Ask: “Am I making things happen?”
Initiating style. Activate your Influencer by courageously taking the lead in the moment.
Ask: “Do I seize new opportunities?”
Balancing style. Activate your Adapter to pivot when situations change or you identify gaps.
Ask: “Do I adapt when priorities shift?”
You may notice that you favor some styles simply because you’ve been successful using them. You develop a sweet spot through practice that allows you to operate in a steady state. However, these preferences are not traits; they are habits of learning. You can build flexibility in styles that are unfamiliar through practice. As you develop flexibility in all the learning styles, you’ll be activating your own internal team that will allow you to deploy all parts of you as a whole person and to face any situation more effectively.
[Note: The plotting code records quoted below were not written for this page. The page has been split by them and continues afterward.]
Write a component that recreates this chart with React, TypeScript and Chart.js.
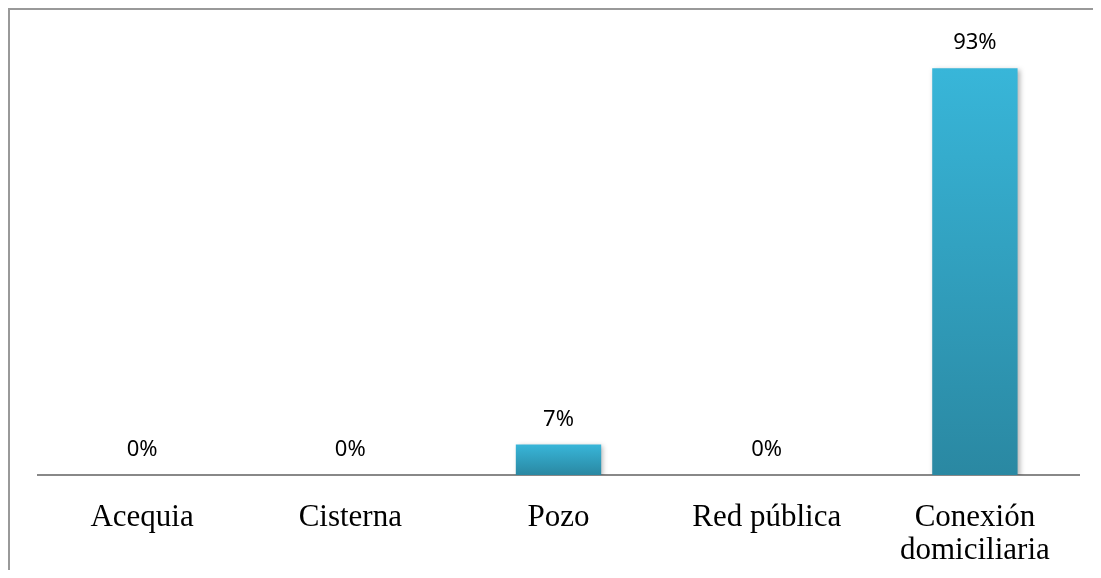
import React, { useEffect, useRef } from "react";
import { Chart, registerables } from "chart.js";

Chart.register(...registerables);

const categories: (string | string[])[] = ["Acequia", "Cisterna", "Pozo", "Red pública", ["Conexión", "domiciliaria"]];
const values: number[] = [0, 0, 7, 0, 93];
const valueLabels: string[] = ["0%", "0%", "7%", "0%", "93%"];

const barStyle = {
  id: "barStyle",
  beforeDatasetsDraw(chart: any) {
    const ctx = chart.ctx;
    const meta = chart.getDatasetMeta(0);
    meta.data.forEach((el: any) => {
      const top = Math.min(el.y, el.base);
      const bottom = Math.max(el.y, el.base);
      const g = ctx.createLinearGradient(0, top, 0, bottom + 0.001);
      g.addColorStop(0, "#38b6d9");
      g.addColorStop(1, "#2a88a2");
      el.options = { ...el.options, backgroundColor: g };
    });
    ctx.save();
    ctx.shadowColor = "rgba(0,0,0,0.3)";
    ctx.shadowBlur = 5;
    ctx.shadowOffsetX = 2;
    ctx.shadowOffsetY = 2;
  },
  afterDatasetsDraw(chart: any) {
    const ctx = chart.ctx;
    ctx.restore();
    const meta = chart.getDatasetMeta(0);
    ctx.save();
    ctx.font = '22px "Noto Sans", sans-serif';
    ctx.fillStyle = "#000";
    ctx.textAlign = "center";
    ctx.textBaseline = "middle";
    meta.data.forEach((el: any, i: number) => {
      ctx.fillText(valueLabels[i], el.x, el.y - 25);
    });
    ctx.restore();
  },
};

export default function App() {
  const ref = useRef<HTMLCanvasElement>(null);
  useEffect(() => {
    const chart = new Chart(ref.current!, {
      type: "bar",
      data: {
        labels: categories,
        datasets: [
          {
            data: values,
            backgroundColor: () => "#33a6c6",
            borderWidth: 0,
            categoryPercentage: 1,
            barPercentage: 0.41,
          },
        ],
      },
      options: {
        animation: false,
        responsive: false,
        devicePixelRatio: 1,
        layout: { padding: { left: 28, right: 14, top: 27.6, bottom: 0 } },
        plugins: { legend: { display: false }, tooltip: { enabled: false } },
        scales: {
          x: {
            grid: { display: false, drawTicks: false },
            border: { display: true, color: "#888888", width: 2 },
            ticks: {
              color: "#000",
              padding: 26,
              font: { family: '"Liberation Serif", "Times New Roman", serif', size: 31, lineHeight: 1.08 },
              maxRotation: 0,
              autoSkip: false,
            },
            afterFit(scale: any) {
              scale.height = 95;
            },
          },
          y: { display: false, min: 0, max: 100 },
        },
      },
      plugins: [barStyle],
    });
    return () => chart.destroy();
  }, []);
  return (
    <div
      style={{
        width: 1085,
        height: 562,
        borderLeft: "2px solid #999",
        borderTop: "2px solid #999",
        boxSizing: "border-box",
      }}
    >
      <canvas ref={ref} width={1083} height={560} style={{ display: "block", width: 1083, height: 560 }} />
    </div>
  );
}
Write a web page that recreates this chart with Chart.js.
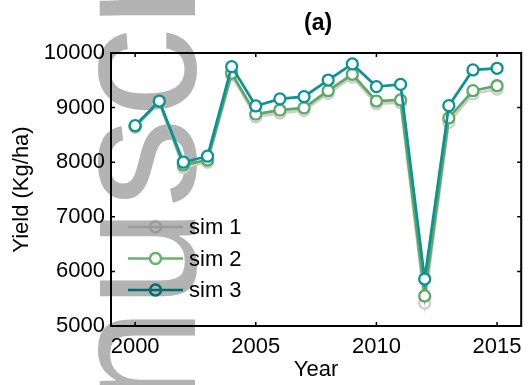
<!DOCTYPE html>
<html>
<head>
<meta charset="utf-8">
<script src="https://cdn.jsdelivr.net/npm/chart.js@4"></script>
<style>
  body { margin: 0; background: #fff; }
  canvas { display: block; }
</style>
</head>
<body>
<canvas id="yieldChart" width="529" height="385"></canvas>
<script>
// Values
const years = [2000, 2001, 2002, 2003, 2004, 2005, 2006, 2007, 2008, 2009, 2010, 2011, 2012, 2013, 2014, 2015];
const sim1 = [8640, 9090, 7900, 8000, 9590, 8830, 8900, 8950, 9260, 9560, 9070, 9090, 5420, 8730, 9250, 9340];
const sim2 = [8660, 9110, 7950, 8040, 9630, 8880, 8955, 8995, 9310, 9610, 9120, 9140, 5550, 8810, 9310, 9400];
const sim3 = [8670, 9120, 8000, 8110, 9750, 9030, 9160, 9200, 9505, 9800, 9385, 9425, 5860, 9035, 9690, 9720];
const xTicks = [2000, 2005, 2010, 2015];
const yTicks = [5000, 6000, 7000, 8000, 9000, 10000];
const seriesNames = ['sim 1', 'sim 2', 'sim 3'];

const FONT = "'Liberation Sans', Arial, Helvetica, sans-serif";

// helper to pair years with values
function toPoints(values) {
    return values.map((v, i) => ({ x: years[i], y: v }));
}

// grey "Manuscript" watermark behind the plot
const watermark = {
    id: 'watermark',
    beforeDraw(chart) {
        const ctx = chart.ctx;
        ctx.save();
        ctx.translate(195, 408);
        ctx.rotate(-Math.PI / 2);
        ctx.font = '180px ' + FONT;
        ctx.fillStyle = '#b3b3b3';
        ctx.textBaseline = 'alphabetic';
        ctx.fillText('nuscript', 0, 0);
        ctx.restore();
    }
};

// closed box with inward ticks, title and legend (matlab style)
const frame = {
    id: 'frame',
    afterDraw(chart) {
        const ctx = chart.ctx;
        const a = chart.chartArea;
        const xs = chart.scales.x, ys = chart.scales.y;
        ctx.save();
        ctx.strokeStyle = '#000';
        ctx.lineWidth = 2;
        ctx.strokeRect(a.left, a.top, a.right - a.left, a.bottom - a.top);

        ctx.lineWidth = 1.5;
        ctx.beginPath();
        xTicks.forEach(t => {
            const px = xs.getPixelForValue(t);
            ctx.moveTo(px, a.bottom); ctx.lineTo(px, a.bottom - 4);
            ctx.moveTo(px, a.top); ctx.lineTo(px, a.top + 4);
        });
        yTicks.forEach(t => {
            const py = ys.getPixelForValue(t);
            ctx.moveTo(a.left, py); ctx.lineTo(a.left + 4, py);
            ctx.moveTo(a.right, py); ctx.lineTo(a.right - 4, py);
        });
        ctx.stroke();

        // title
        ctx.fillStyle = '#000';
        ctx.font = 'bold 23px ' + FONT;
        ctx.textAlign = 'center';
        ctx.textBaseline = 'middle';
        ctx.fillText('(a)', (a.left + a.right) / 2 + 2, 24);

        // legend inside the axes, lower left
        const legendColors = ['#9a9a9a', '#66b36b', '#006e6e'];
        ctx.font = '22px ' + FONT;
        ctx.textAlign = 'left';
        seriesNames.forEach((name, i) => {
            const y = 227 + i * 31.5;
            ctx.strokeStyle = legendColors[i];
            ctx.lineWidth = 2.5;
            ctx.beginPath();
            ctx.moveTo(128, y); ctx.lineTo(183, y);
            ctx.stroke();
            ctx.beginPath();
            ctx.arc(155.5, y, 5.5, 0, Math.PI * 2);
            ctx.fillStyle = i === 1 ? '#fff' : 'rgba(255,255,255,0)';
            ctx.fill();
            ctx.stroke();
            ctx.fillStyle = '#000';
            ctx.fillText(name, 189, y + 1);
        });
        ctx.restore();
    }
};

const ctx = document.getElementById('yieldChart').getContext('2d');

new Chart(ctx, {
    type: 'line',
    data: {
        datasets: [
            {
                label: seriesNames[0],
                data: toPoints(sim1),
                borderColor: '#cdcdcd',
                pointBorderColor: '#cdcdcd',
                order: 3
            },
            {
                label: seriesNames[1],
                data: toPoints(sim2),
                borderColor: '#5ea866',
                pointBorderColor: '#5ea866',
                order: 2
            },
            {
                label: seriesNames[2],
                data: toPoints(sim3),
                borderColor: '#0a9393',
                pointBorderColor: '#0a9393',
                order: 1
            }
        ]
    },
    options: {
        responsive: false,
        animation: false,
        devicePixelRatio: 1,
        layout: { padding: { top: 53, right: 1, left: 0, bottom: 0 } },
        elements: {
            line: { borderWidth: 2.7, tension: 0 },
            point: { radius: 5.5, borderWidth: 2.3, backgroundColor: '#fff', hoverRadius: 5.5 }
        },
        scales: {
            x: {
                type: 'linear',
                min: 1999,
                max: 2016,
                afterBuildTicks: scale => { scale.ticks = xTicks.map(v => ({ value: v })); },
                afterFit: scale => {
                    scale.height = 59;
                    scale.paddingLeft = 0;
                    scale.paddingRight = 0;
                },
                grid: { display: false, drawTicks: false },
                border: { display: false },
                ticks: {
                    color: '#000',
                    font: { family: FONT, size: 22 },
                    padding: 8,
                    maxRotation: 0,
                    callback: v => String(v)
                },
                title: {
                    display: true,
                    text: 'Year',
                    color: '#000',
                    font: { family: FONT, size: 22 },
                    padding: { top: 0, bottom: 2 }
                }
            },
            y: {
                min: 5000,
                max: 10000,
                afterBuildTicks: scale => { scale.ticks = yTicks.map(v => ({ value: v })); },
                afterFit: scale => {
                    scale.width = 111;
                    scale.paddingTop = 0;
                    scale.paddingBottom = 0;
                },
                grid: { display: false, drawTicks: false },
                border: { display: false },
                ticks: {
                    color: '#000',
                    font: { family: FONT, size: 22 },
                    padding: 6,
                    callback: v => String(v)
                },
                title: {
                    display: true,
                    text: 'Yield (Kg/ha)',
                    color: '#000',
                    font: { family: FONT, size: 22 },
                    padding: { top: 9, bottom: 0 }
                }
            }
        },
        plugins: {
            legend: { display: false },
            tooltip: { enabled: false }
        }
    },
    plugins: [watermark, frame]
});
</script>
</body>
</html>
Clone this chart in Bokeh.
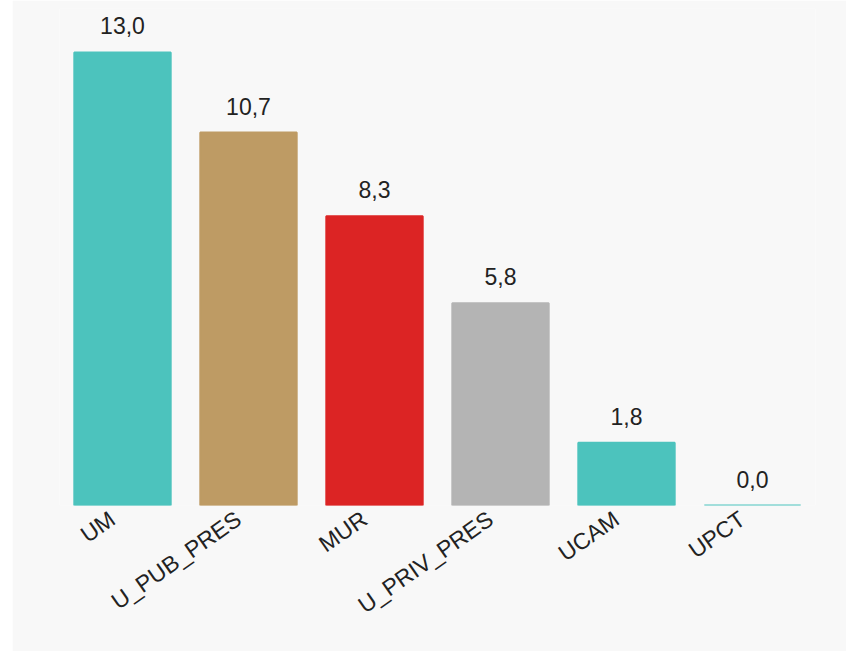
import math
from bokeh.plotting import figure
from bokeh.models import (ColumnDataSource, Range1d, LabelSet, Spacer,
                          LinearAxis, FixedTicker)
from bokeh.layouts import row
from bokeh.core.properties import value
from bokeh.embed import file_html
from bokeh.resources import INLINE

categories = ["UM", "U_PUB_PRES", "MUR", "U_PRIV_PRES", "UCAM", "UPCT"]
values = [13.0, 10.7, 8.3, 5.8, 1.8, 0.0]
colors = ["#4CC3BD", "#BE9B64", "#DC2424", "#B4B4B4", "#4CC3BD", "#4CC3BD"]
labels = [f"{v:.1f}".replace(".", ",") for v in values]

n = len(categories)
xpos = [i + 0.5 for i in range(n)]  # centre of each category slot

src = ColumnDataSource(dict(x=xpos, cat=categories, val=values, color=colors, label=labels))

FONT = "Liberation Sans"

p = figure(width=834, height=651, x_range=Range1d(0, n),
           y_range=Range1d(0, 14.26), output_backend="svg", toolbar_location=None,
           min_border_left=47, min_border_right=31, min_border_top=8, min_border_bottom=146)
p.background_fill_color = "#F8F8F8"
p.border_fill_color = "#F8F8F8"
p.outline_line_color = None

p.vbar(x="x", top="val", bottom=0, width=0.765, fill_color="color",
       line_color="color", line_width=2, source=src)

vals = LabelSet(x="x", y="val", text="label", source=src, text_align="center",
                text_baseline="alphabetic", y_offset=18, text_font=value(FONT),
                text_font_size="23px", text_color="#222222")
p.add_layout(vals)

p.yaxis.visible = False
p.xaxis.visible = False
p.xgrid.visible = False
p.ygrid.visible = False

# label axis: range shifted slightly so rotated labels sit left of bar centres
shift = 0.08
p.extra_x_ranges = {"lab": Range1d(shift, n + shift)}
lab_axis = LinearAxis(x_range_name="lab", ticker=FixedTicker(ticks=xpos),
                      major_label_overrides={t: c for t, c in zip(xpos, categories)})
lab_axis.axis_line_color = None
lab_axis.major_tick_line_color = None
lab_axis.minor_tick_line_color = None
lab_axis.major_label_orientation = math.radians(35)
lab_axis.major_label_text_font = FONT
lab_axis.major_label_text_font_size = "23px"
lab_axis.major_label_text_color = "#222222"
lab_axis.major_label_standoff = 5
p.add_layout(lab_axis, "below")

sp = Spacer(width=12, height=651, background="#FFFFFF")
layout = row(sp, p, spacing=0)

open("out.html", "w").write(file_html(layout, INLINE))
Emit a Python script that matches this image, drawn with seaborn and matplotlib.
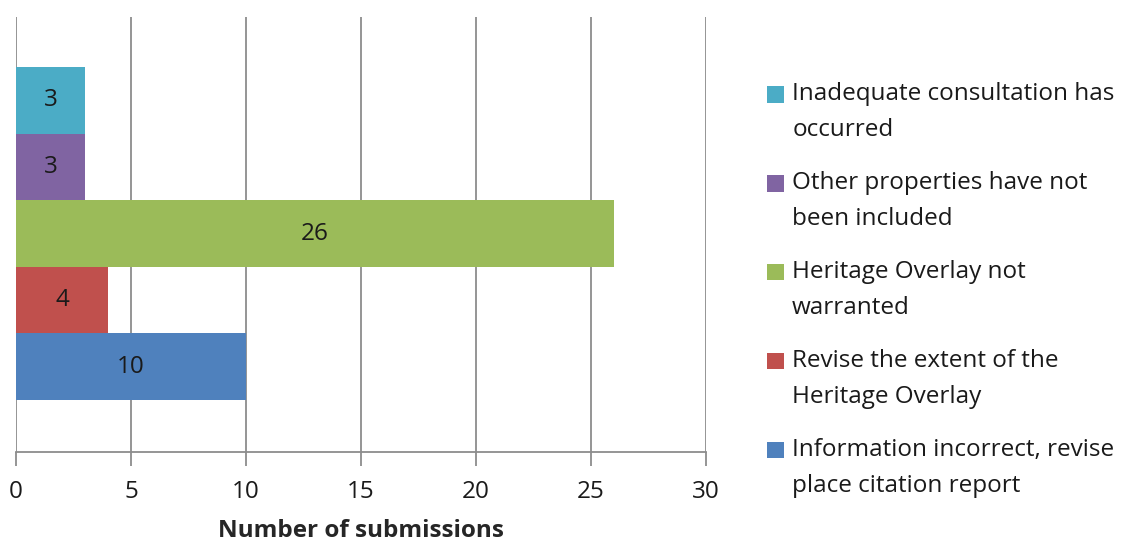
import matplotlib
matplotlib.use("Agg")
import matplotlib.pyplot as plt
import seaborn as sns
import pandas as pd
from matplotlib.patches import Patch, Rectangle
from matplotlib.legend_handler import HandlerPatch

# Data (top to bottom as drawn)
categories = [
    "Inadequate consultation has\noccurred",
    "Other properties have not\nbeen included",
    "Heritage Overlay not\nwarranted",
    "Revise the extent of the\nHeritage Overlay",
    "Information incorrect, revise\nplace citation report",
]
submissions = [3, 3, 26, 4, 10]
bar_colors = ["#4BACC6", "#8064A2", "#9BBB59", "#C0504D", "#4F81BD"]
x_ticks = [0, 5, 10, 15, 20, 25, 30]

df = pd.DataFrame({"Reason": categories, "Submissions": submissions})

sns.set_style("white")
plt.rcParams['font.family'] = ['Open Sans', 'DejaVu Sans']
font_size = 17.5

fig = plt.figure(figsize=(11.38, 5.44), dpi=100)
ax = fig.add_axes([16 / 1138, 92 / 544, 690 / 1138, 435 / 544])

sns.barplot(
    data=df, y="Reason", x="Submissions", hue="Reason",
    palette=dict(zip(categories, bar_colors)), orient="h",
    width=1.0, ax=ax, legend=False, saturation=1, linewidth=0,
)

# Value labels in the middle of each bar
for container in ax.containers:
    ax.bar_label(container, label_type="center", fontsize=font_size, color="#1a1a1a")

ax.set_xlim(0, 30)
ax.set_ylim(5.28, -1.25)
ax.set_xticks(x_ticks)
ax.set_yticks([])
ax.set_ylabel("")
ax.set_xlabel("Number of submissions", fontsize=font_size, fontweight="bold", labelpad=11)
ax.tick_params(axis="x", labelsize=font_size, length=10, width=1.3, color="#8c8c8c",
               bottom=True, pad=10, labelcolor="#1a1a1a")

# Vertical gridlines
ax.grid(axis="x", color="#8c8c8c", linewidth=1.3)
ax.set_axisbelow(True)
for side in ["top", "right", "left"]:
    ax.spines[side].set_visible(False)
ax.spines["bottom"].set_color("#8c8c8c")
ax.spines["bottom"].set_linewidth(1.3)


# Legend squares sit next to the first line of each label
def top_square(legend, orig_handle, xdescent, ydescent, width, height, fontsize):
    return Rectangle((-xdescent, -ydescent + 0.76 * fontsize), width, height)


handles = [Patch(facecolor=c, edgecolor="none") for c in bar_colors]
leg = fig.legend(
    handles, categories, loc="upper left", bbox_to_anchor=(755 / 1138, 474 / 544),
    frameon=False, fontsize=font_size, handlelength=0.68, handleheight=0.68,
    handletextpad=0.35, labelspacing=1.18, borderpad=0,
    handler_map={Patch: HandlerPatch(patch_func=top_square)},
)
for t in leg.get_texts():
    t.set_linespacing(1.68)
    t.set_color("#1a1a1a")

fig.savefig("out.png", dpi=100)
Meanwhile, to create teams with deep diversity, consider tapping people whose preferred styles are different from your own. The map of the nine learning styles will give your entire team a model to understand and appreciate their strengths and differences. And, because the nine styles correspond to nine steps in any process like decision-making and teamwork, it will give you a process map to follow, too. If you don’t know what to do next, you can find where you are on the learning cycle and take the next step.
The deep diversity of the nine learning styles will make you more effective in any situation, and will help demographically diverse teams to harness the powerful synergy that arises when learning style differences are identified and expanded.